Come nel caso della ABV Technology, casa madre di un’importante apparecchiatura ormai presente in un terzo dei birrifici di tutto il Minnesota. Si tratta di una speciale tecnologia in grado di rimuovere l’etanolo da birra e vino già prodotti e ultimati, facendoli rimanere sotto quello 0,5% di alcol che, più o meno ovunque, è sinonimo legale di via libera alle varie certificazioni di genere. Ben Jordan, fondatore di ABV Technology, racconta come è approdato a quest’invenzione: “Sono un tipo molto socievole e mi piace andare alle feste.

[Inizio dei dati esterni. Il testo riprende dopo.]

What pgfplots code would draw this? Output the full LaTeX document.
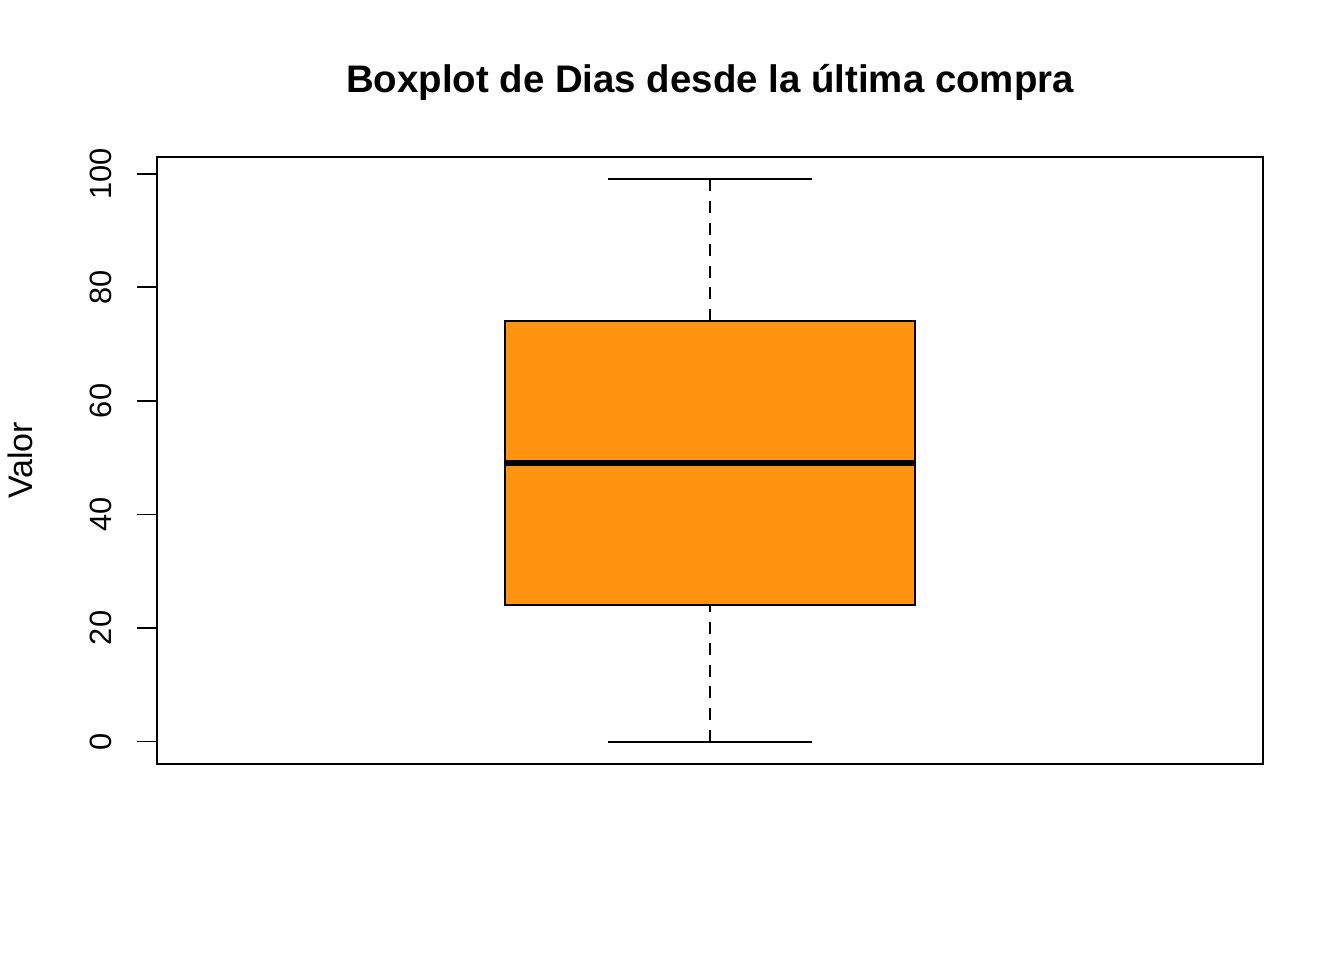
\documentclass[border=0pt]{standalone}
\usepackage{fontspec}
\setmainfont{Liberation Sans}
\usepackage{pgfplots}
\pgfplotsset{compat=1.18}
\definecolor{boxorange}{RGB}{255,148,16}
\begin{document}
\begin{tikzpicture}
\begin{axis}[
  scale only axis, width=553pt, height=303.5pt,
  xmin=0.46, xmax=1.54, ymin=-3.96, ymax=102.96,
  xtick=\empty, ytick={0,20,...,100},
  tick align=outside, major tick length=10pt,
  ytick pos=left,
  ytick style={black, line width=0.9pt},
  axis line style={line width=0.9pt},
  /pgf/number format/assume math mode=true,
  yticklabel style={rotate=90, anchor=base, yshift=13pt, font=\fontsize{15.4}{18}\selectfont, inner sep=0pt},
  ylabel={Valor},
  ylabel style={at={(axis description cs:0,0.5)}, anchor=base, rotate=0, yshift=62pt, inner sep=0pt, font=\fontsize{17}{20}\selectfont},
  title={Boxplot de Dias desde la última compra},
  title style={at={(axis description cs:0.5,1)}, anchor=base, yshift=26pt, inner sep=0pt, font=\fontsize{19.2}{22}\selectfont\bfseries},
  clip=false,
]
\coordinate (sw) at (rel axis cs:0,0);
\coordinate (ne) at (rel axis cs:1,1);
% box
\addplot[fill=boxorange, draw=black, line width=1pt] coordinates {(0.8,24) (1.2,24) (1.2,74) (0.8,74)} -- cycle;
% whiskers
\addplot[black, line width=1pt, dash pattern=on 6pt off 4.8pt] coordinates {(1,0) (1,24)};
\addplot[black, line width=1pt, dash pattern=on 6pt off 4.8pt] coordinates {(1,99) (1,74)};
% caps
\addplot[black, line width=1pt] coordinates {(0.9,0) (1.1,0)};
\addplot[black, line width=1pt] coordinates {(0.9,99) (1.1,99)};
% median
\addplot[black, line width=3pt] coordinates {(0.8,49) (1.2,49)};
\end{axis}
\path ([shift={(-78.5pt,-98pt)}]sw) rectangle ([shift={(40.5pt,78.5pt)}]ne);
\end{tikzpicture}
\end{document}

Mi piace andare in giro per cantine e birrerie: mi sono però imbattuto nel problema che, a un certo punto, ogni esperienza diventava troppo alcolica. Uscivo e mi divertivo. Poi, alle otto del mattino, andavo a tenere dei corsi universitari di matematica. Non ero esattamente al massimo della forma per quel genere di attività. Così ho sviluppato questa tecnologia di rimozione dell’alcol, inizialmente per uso personale. Poi ne ho capito le potenzialità”.